What did you say?

Remember the last time you said something, had it taken as far from your intended meaning as possible, succeeded in horrifying and alienating your audience, and was subsequently shamed and humiliated? In a very public forum? Well, if you have, you never forgot it, right? My shinning moment of misspeaking is now seared into my infernal list of wrongs. As much as I wanted to justify my comment, to explain my choice of words, it was for naught. Deaf ears. And I get it. You screw up, you get what you get. For the subsequent hours, I felt like a politician whose latest sound bite got twisted in the hands of the opposing but very savvy wordsmith into a half truth. Ruha Benjamin, the Associate Professor of African American Studies at Princeton University, said at a recent conference, sticks and stones may break your bones, but words will stay with you for a lifetime. I can attest to that truth. Even your own.

sunrise on the first snow

How do we unravel from the sticky mess of living? Each of us must find a way, or sink, but oh my it’s a tough crawl back to dawn. First, there are all those hours of shame. Yeah, I know I already used that word, but seriously, is there a synonym that is better? Right now my shame is as heavy and perfect as the hole it created. I know that I am extraordinarily lucky because I had shoulders to cry on. Yes, multiple. I did not initially but with time I found the words to unpack my offense. And as I returned to a world filled with people who know me, and still love me, the grip of shame loosened. Here is when the real take-away came for me. My privilege. In love. In circumstance. In all the ways that count at the end of the day. All of it.

interior light casting shadows

Words are everything. What of these politicians / producers / men in power who are actually lying about the wrongs they have, allegedly, by scores of women and/or men, committed? What is it that allows for their avid follows to not believe the accusations? To stand fixed like stone in the face of doubt? To instead cast doubt on the sources revealing the ugliness of abuse? Ed Stetzer, an evangelical who holds the Billy Graham Distinguished Chair at Wheaton College, had this insight when asked on Morning Edition about this phenomenon: “It is interesting to note surveys that evangelicals in particular have been much more forgiving, according to surveys, of politicians who commit indiscretions, including those who don’t even apologize.”
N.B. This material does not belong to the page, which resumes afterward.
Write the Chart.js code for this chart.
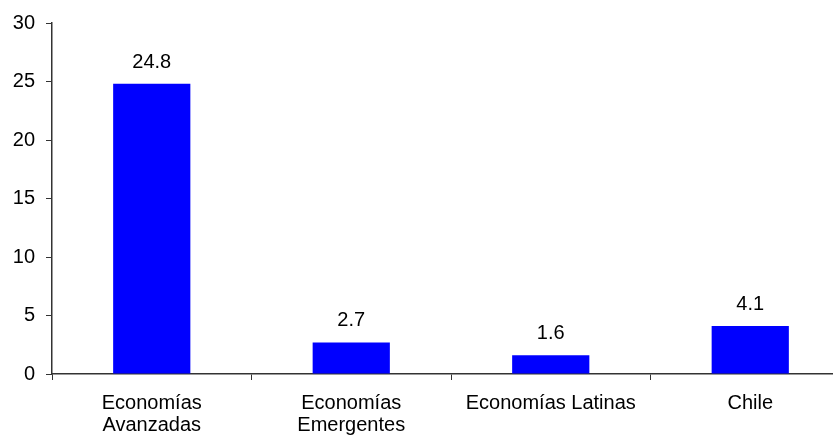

Yeah, actually, and what’s fascinating is they didn’t used to be. So before President Trump came along, they were actually much more strict and stern on politicians’ indiscretions. But then they’ve sort of changed their views. I wrote an article about it in Christianity Today entitled “This Is What It Looks Like To Sell Your Soul For A Bowl Of Trump.” I’m not saying that every person who voted for Trump has done that, but if you change your view of ethics in order to support a candidate, that’s the definition of selling out and selling your soul. And I think I understand people who voted one way or the other, but I think you do so with a consistent ethic because that’s what Christianity is. It’s not a political whimI am saying that to change your views on morality in order to support a candidate is deeply troubling.

Heavy words. Morality. Ethics. Souls. They stuck with me. As did Christoper Philips who came to speak to our students this week. “Phillips believes that the process of dialogue and the space of human interaction are good for us as individuals and essential for us as a society. At a time when there are widening rifts between Americans, Phillips encourages us to approach others with greater openness and less fear. His goal is to inspire curiosity and wonder, to nurture self-discovery and democracy” (Philips). His word: civility. Which he demonstrated in our circle talk with about 25 teens.

Tonight, all these splintered ideas spinning from my moment of shame, are feeling linked in language. Perhaps Benjamin, Stetzer and Philips all came into my sphere this week to help me evaluate words? My response? Only questions. Why are we eager to forgive those who are truly transgressing, wearing blinders to keep defending past each new accusation, yet hard on our own humanness, and even worse to those suffering the pangs of abuse and neglect all around us?

Sugar maple stages of Autumn

Personal Lesson #5454545454545454: take a look at my over-served life, if only for a few moments, but long enough to consider lending a hand for the under-served in my day to day. Those who I might overlook, not see or hear clearly, but use assumptions to fill in every blank. Might they not need a shoulder? Might that not build the morality surely lacking in most conversations more concerned with winning instead of listening?